» **TASK BRIEF**:
The required output consists solely of the lines from the top of the listing through the line containing "14760, 13230, 9400]", transcribed exactly.

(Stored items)

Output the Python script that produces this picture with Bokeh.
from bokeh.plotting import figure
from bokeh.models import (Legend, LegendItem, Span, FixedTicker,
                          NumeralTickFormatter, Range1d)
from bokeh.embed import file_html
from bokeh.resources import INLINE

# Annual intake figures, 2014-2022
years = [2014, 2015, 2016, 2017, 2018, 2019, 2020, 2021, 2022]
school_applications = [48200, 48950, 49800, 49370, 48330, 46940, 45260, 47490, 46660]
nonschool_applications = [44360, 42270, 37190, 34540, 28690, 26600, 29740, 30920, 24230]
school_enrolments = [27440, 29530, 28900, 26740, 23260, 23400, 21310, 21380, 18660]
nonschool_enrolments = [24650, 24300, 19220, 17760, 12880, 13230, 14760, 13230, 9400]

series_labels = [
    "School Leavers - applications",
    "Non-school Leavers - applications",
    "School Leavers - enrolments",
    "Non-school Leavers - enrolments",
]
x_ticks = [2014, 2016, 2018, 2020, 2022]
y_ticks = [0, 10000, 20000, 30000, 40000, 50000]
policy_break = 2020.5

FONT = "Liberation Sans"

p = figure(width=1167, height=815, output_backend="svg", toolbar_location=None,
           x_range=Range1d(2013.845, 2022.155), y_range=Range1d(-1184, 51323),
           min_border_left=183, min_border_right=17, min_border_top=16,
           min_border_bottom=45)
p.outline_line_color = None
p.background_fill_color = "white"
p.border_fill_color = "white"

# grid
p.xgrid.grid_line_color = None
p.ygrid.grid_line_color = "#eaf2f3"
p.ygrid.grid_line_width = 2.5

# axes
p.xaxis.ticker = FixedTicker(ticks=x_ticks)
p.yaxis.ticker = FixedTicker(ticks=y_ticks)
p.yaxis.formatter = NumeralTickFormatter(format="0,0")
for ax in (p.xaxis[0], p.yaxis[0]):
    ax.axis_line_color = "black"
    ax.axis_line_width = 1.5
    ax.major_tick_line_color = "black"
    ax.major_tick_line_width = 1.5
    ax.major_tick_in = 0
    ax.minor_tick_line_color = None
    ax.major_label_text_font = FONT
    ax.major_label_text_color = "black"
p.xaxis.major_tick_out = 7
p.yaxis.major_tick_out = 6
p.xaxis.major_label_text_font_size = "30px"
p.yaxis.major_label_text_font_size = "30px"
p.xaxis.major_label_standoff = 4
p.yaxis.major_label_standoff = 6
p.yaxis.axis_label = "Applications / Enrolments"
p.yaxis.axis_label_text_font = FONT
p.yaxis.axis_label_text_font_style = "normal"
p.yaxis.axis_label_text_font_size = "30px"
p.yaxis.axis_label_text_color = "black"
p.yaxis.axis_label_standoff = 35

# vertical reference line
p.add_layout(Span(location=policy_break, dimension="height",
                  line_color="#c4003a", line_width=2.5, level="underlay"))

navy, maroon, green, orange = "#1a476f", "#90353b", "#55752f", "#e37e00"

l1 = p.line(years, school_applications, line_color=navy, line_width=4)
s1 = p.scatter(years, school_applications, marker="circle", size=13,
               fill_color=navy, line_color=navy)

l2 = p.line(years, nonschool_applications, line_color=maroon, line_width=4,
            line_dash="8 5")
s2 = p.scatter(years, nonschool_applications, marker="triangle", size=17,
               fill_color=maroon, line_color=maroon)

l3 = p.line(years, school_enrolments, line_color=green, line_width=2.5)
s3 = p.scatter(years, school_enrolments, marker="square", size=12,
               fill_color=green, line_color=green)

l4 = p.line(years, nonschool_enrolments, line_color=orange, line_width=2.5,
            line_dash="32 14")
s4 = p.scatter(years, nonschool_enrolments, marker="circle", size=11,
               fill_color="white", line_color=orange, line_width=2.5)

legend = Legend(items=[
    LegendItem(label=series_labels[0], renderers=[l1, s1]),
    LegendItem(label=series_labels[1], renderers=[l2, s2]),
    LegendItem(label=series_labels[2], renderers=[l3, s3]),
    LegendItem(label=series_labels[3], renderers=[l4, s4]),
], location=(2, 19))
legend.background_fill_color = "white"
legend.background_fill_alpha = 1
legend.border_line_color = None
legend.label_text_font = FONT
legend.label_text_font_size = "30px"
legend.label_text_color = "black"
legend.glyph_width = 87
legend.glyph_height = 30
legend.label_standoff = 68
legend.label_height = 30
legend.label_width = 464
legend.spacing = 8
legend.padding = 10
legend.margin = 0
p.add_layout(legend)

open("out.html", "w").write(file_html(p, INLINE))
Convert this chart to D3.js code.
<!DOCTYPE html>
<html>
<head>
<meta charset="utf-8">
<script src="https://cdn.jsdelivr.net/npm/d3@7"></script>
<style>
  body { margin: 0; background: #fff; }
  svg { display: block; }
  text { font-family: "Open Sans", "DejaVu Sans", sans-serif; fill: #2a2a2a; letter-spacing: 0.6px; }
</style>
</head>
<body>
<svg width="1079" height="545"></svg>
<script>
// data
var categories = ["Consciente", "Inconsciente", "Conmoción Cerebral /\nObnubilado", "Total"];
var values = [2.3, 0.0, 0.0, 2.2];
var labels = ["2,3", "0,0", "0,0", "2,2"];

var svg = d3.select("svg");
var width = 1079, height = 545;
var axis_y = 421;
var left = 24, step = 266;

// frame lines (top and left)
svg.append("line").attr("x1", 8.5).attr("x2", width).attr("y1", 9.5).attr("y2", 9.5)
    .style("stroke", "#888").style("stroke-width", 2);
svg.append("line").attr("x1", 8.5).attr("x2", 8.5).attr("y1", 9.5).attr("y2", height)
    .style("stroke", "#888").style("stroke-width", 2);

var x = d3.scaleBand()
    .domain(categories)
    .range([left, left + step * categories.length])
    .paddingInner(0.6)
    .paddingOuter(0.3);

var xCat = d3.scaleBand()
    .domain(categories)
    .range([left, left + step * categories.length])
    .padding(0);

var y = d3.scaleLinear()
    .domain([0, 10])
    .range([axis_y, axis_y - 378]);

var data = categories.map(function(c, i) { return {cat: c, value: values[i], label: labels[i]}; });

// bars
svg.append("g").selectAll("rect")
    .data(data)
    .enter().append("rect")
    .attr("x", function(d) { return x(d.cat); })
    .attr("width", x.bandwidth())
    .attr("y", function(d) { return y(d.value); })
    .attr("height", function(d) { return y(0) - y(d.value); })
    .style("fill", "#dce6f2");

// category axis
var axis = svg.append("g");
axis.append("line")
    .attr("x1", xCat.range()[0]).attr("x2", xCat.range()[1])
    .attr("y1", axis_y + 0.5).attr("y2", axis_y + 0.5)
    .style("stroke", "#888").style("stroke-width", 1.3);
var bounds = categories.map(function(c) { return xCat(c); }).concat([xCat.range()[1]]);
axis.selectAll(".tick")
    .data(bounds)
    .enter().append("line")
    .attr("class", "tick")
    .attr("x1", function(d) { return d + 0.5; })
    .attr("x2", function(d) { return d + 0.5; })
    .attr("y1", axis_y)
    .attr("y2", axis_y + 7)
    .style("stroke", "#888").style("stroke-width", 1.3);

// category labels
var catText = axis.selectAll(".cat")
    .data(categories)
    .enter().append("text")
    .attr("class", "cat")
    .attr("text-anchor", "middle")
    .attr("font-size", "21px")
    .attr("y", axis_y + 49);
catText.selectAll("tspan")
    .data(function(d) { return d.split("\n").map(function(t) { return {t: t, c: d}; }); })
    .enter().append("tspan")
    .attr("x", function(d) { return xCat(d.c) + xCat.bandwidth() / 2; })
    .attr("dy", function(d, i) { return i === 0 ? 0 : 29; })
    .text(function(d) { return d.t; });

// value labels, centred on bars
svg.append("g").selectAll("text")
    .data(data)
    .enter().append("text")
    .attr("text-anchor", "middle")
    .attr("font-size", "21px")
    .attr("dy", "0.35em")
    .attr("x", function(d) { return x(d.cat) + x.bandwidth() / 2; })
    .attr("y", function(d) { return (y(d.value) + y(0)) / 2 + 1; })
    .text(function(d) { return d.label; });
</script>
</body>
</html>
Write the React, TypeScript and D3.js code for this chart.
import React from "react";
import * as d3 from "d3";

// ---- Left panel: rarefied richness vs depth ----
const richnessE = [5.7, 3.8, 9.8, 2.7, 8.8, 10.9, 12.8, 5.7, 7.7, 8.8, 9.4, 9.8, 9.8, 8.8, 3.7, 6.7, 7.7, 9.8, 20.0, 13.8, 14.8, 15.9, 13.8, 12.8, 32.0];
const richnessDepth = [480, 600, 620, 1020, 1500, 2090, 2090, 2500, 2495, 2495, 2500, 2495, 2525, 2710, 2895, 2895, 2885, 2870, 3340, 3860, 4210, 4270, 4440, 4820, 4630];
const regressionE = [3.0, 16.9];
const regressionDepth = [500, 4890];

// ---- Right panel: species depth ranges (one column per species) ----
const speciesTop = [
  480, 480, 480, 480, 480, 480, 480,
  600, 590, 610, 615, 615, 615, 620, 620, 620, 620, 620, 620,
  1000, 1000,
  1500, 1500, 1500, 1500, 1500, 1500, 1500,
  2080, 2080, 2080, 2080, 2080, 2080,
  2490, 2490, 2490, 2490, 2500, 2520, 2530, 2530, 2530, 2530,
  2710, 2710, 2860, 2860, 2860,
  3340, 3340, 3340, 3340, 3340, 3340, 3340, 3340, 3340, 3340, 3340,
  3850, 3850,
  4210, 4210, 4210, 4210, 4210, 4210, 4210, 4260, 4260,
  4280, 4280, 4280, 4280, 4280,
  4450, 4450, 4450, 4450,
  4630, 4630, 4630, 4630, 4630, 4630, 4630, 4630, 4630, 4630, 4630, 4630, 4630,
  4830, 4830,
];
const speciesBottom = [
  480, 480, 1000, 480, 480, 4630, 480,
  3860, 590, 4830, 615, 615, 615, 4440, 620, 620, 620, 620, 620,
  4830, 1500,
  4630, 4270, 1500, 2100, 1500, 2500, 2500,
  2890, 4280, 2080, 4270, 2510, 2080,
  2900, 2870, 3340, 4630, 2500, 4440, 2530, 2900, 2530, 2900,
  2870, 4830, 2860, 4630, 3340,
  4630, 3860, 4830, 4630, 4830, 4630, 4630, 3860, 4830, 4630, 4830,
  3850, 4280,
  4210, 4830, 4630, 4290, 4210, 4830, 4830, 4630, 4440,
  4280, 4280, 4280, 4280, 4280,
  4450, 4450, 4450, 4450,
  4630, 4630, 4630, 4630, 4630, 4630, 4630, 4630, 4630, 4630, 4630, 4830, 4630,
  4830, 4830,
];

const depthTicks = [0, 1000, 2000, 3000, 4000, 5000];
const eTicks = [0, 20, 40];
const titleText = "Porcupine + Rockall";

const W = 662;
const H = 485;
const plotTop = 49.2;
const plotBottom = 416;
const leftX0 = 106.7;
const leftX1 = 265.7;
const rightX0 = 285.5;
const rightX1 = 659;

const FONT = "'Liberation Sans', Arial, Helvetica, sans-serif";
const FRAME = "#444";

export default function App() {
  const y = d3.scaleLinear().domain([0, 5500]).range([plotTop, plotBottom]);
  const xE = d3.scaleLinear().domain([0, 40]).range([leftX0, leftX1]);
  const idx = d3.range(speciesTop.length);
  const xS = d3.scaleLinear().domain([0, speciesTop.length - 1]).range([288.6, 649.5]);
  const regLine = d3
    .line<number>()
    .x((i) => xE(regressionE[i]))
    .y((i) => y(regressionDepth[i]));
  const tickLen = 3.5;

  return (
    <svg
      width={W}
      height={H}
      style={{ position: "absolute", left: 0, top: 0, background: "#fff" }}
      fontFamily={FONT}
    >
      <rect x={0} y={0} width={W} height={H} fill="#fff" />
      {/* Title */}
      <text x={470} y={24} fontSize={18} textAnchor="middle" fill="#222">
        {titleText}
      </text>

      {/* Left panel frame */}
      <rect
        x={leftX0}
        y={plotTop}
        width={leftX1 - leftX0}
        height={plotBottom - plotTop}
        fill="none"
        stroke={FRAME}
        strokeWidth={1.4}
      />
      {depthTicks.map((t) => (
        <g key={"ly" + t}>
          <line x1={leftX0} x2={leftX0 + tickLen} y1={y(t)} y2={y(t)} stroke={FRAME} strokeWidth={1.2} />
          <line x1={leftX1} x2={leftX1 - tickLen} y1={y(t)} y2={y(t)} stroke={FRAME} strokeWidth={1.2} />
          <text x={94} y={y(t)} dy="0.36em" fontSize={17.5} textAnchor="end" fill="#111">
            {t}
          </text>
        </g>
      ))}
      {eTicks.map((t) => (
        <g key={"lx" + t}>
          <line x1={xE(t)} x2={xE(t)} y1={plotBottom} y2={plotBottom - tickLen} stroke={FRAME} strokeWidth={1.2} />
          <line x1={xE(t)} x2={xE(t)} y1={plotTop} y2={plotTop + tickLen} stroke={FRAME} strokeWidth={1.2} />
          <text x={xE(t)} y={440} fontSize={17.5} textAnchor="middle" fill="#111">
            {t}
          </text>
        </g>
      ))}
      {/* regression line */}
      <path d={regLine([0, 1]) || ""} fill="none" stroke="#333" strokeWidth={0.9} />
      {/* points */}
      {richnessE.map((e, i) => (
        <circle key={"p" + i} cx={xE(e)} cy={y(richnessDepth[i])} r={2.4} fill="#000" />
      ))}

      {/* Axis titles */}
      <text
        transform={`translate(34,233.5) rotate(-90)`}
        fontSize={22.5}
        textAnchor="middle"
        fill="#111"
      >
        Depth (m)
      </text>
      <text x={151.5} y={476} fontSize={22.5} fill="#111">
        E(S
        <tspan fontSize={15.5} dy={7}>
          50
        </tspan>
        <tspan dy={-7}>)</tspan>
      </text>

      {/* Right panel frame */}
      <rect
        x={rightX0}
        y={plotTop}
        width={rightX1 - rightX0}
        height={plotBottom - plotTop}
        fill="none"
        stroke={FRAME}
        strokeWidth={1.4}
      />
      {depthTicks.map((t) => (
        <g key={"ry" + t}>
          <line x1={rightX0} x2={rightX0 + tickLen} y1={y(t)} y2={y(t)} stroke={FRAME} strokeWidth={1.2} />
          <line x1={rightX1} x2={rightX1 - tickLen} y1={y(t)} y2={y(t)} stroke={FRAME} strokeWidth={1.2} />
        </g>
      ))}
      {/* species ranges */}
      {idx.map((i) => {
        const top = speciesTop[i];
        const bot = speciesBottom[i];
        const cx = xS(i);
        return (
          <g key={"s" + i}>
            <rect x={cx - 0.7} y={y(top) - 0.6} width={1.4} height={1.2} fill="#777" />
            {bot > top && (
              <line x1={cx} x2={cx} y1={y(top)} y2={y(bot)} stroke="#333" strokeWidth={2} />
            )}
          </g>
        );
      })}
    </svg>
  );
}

» **EXPECTED ANSWER**:
Output the Python script that produces this picture with Bokeh.
from bokeh.plotting import figure
from bokeh.models import (Legend, LegendItem, Span, FixedTicker,
                          NumeralTickFormatter, Range1d)
from bokeh.embed import file_html
from bokeh.resources import INLINE

# Annual intake figures, 2014-2022
years = [2014, 2015, 2016, 2017, 2018, 2019, 2020, 2021, 2022]
school_applications = [48200, 48950, 49800, 49370, 48330, 46940, 45260, 47490, 46660]
nonschool_applications = [44360, 42270, 37190, 34540, 28690, 26600, 29740, 30920, 24230]
school_enrolments = [27440, 29530, 28900, 26740, 23260, 23400, 21310, 21380, 18660]
nonschool_enrolments = [24650, 24300, 19220, 17760, 12880, 13230, 14760, 13230, 9400]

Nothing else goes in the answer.